AmResearch

Kossan Rubber - 1QFY15: A solid start BUY

kiasutrader
Publish date: Fri, 22 May 2015, 12:05 PM

- We reiterate BUY on Kossan Rubber Industries but place our fair value under review pending our meeting with management. Kossan’s share price had extended its FY14 uptrend, rising by 39% YTD to close at our fair value of RM6.20/share yesterday. It has outperformed both its peers and the FBM KLCI by 19ppts- 37ppts.

- The group posted a solid 1QFY15 net profit of RM45mil on the back of revenue of RM369mil. The results were within expectations, accounting for 23% of our and street estimates.

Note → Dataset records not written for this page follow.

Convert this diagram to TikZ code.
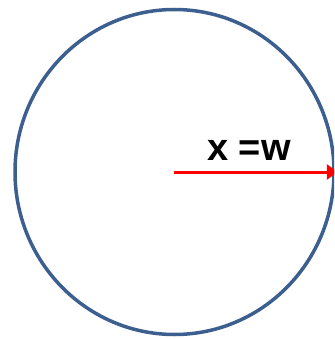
\documentclass[tikz,border=0pt]{standalone}
\usepackage{fontspec}
\setmainfont{Liberation Sans}
\usetikzlibrary{arrows.meta,shapes.geometric}
\definecolor{RingBlue}{HTML}{3D5F90}
\definecolor{RayRed}{HTML}{FF0000}

\begin{document}
\begin{tikzpicture}[>=Triangle, x=1pt, y=-1pt]
    % Frame
    \useasboundingbox (0,0) rectangle (334,339);
    \clip (0,0) rectangle (334,339);

    % Circle
    \node[ellipse, draw=RingBlue, line width=3.5pt, inner sep=0pt,
          minimum width=319pt, minimum height=325pt] (ring) at (174.5,172) {};
    \coordinate (centre) at (174,172);

    % Radius arrow
    \draw[->, RayRed, line width=3pt, >={Triangle[length=11pt,width=15pt]}]
        (centre) -- ([xshift=2pt]ring.east);

    % Label
    \node[font=\fontsize{38}{40}\selectfont\bfseries] (xlabel) at (249,150) {x =w};
\end{tikzpicture}
\end{document}
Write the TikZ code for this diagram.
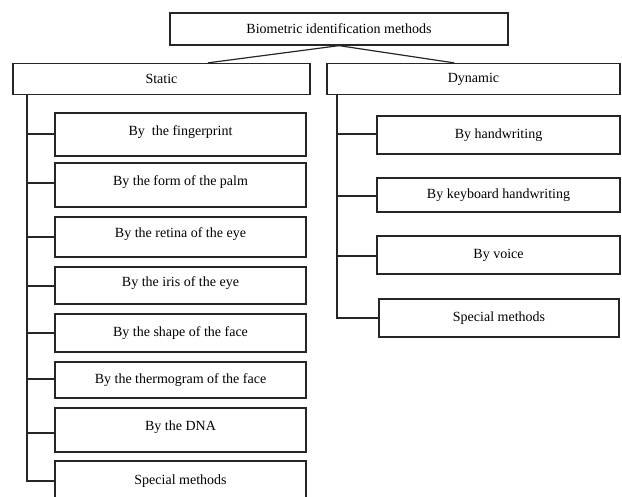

- YoY, Kossan’s earnings had jumped by 23% in tandem with the 21% increase in its revenue. The improved performance was mainly driven by the 30% rise in its glove sales volume due to new capacity (Plant 1) coming on-stream, which had more than offset the 10% decline in its ASP (due mainly to the 18.3% fall in natural rubber [NR] latex prices).

- To recap, Kossan’s three new plants (total installed capacity of 6bil pcs) will be fully commissioned by June 2015. This will raise its installed capacity by 38% to 22bil pcs p.a. The additional capacity (all earmarked for the nitrile [NBR] segment) will shift Kossan’s NBR:NR production mix from 57:43 to 69:31.

- Sequentially, the growth in sales volumes was smaller at 4.5% as this mainly came from the revamping of 2 old plants and not from new capacity at Plants 2 and 3 (cumulative 4bil NBR pcs). We understand that these two plants will only begin contributing positively to the group’s bottom line in 2HFY15.

- Nonetheless, with its improved product mix and greater production efficiency, Kossan’s QoQ net profit growth had outpaced that of its revenue in 1QFY15 (20% vs. 2%). This was despite ASP being lower by 6.3% and NR latex cost rising by 3.5% QoQ (EBITDA margin rose 2.6ppts QoQ to 21% in 1QFY15).

- While Kossan’s glove business continued to shine, its TRP division had a disappointing quarter in 1QFY15. While this may be partly due to seasonality, other reasons for the division’s weak performance both QoQ and YoY include the absorption of group senior management’s overhead costs (RM2mil) due to accounting regulations and completion of projects, to which Kossan supplied the infrastructure products.

- We opine that Kossan’s strong share price performance was spurred in part by the USD rally (vs. the RM), of which exporters like Kossan are prime beneficiaries. As we expect the imminent US rate hike to continue to exert further downward pressure on the RM, we believe that valuations of the rubber glove players will remain inflated. The stock is currently trading at an FY15F PE of 21x - the higher end of its 5-year PE band of 13x-21x.

- No change to our FY15F-FY17F earnings forecasts at this juncture. As usual, the group did not declare any dividends for this quarter. In view of its share price appreciation, its forward yields have compressed to an average of 2%.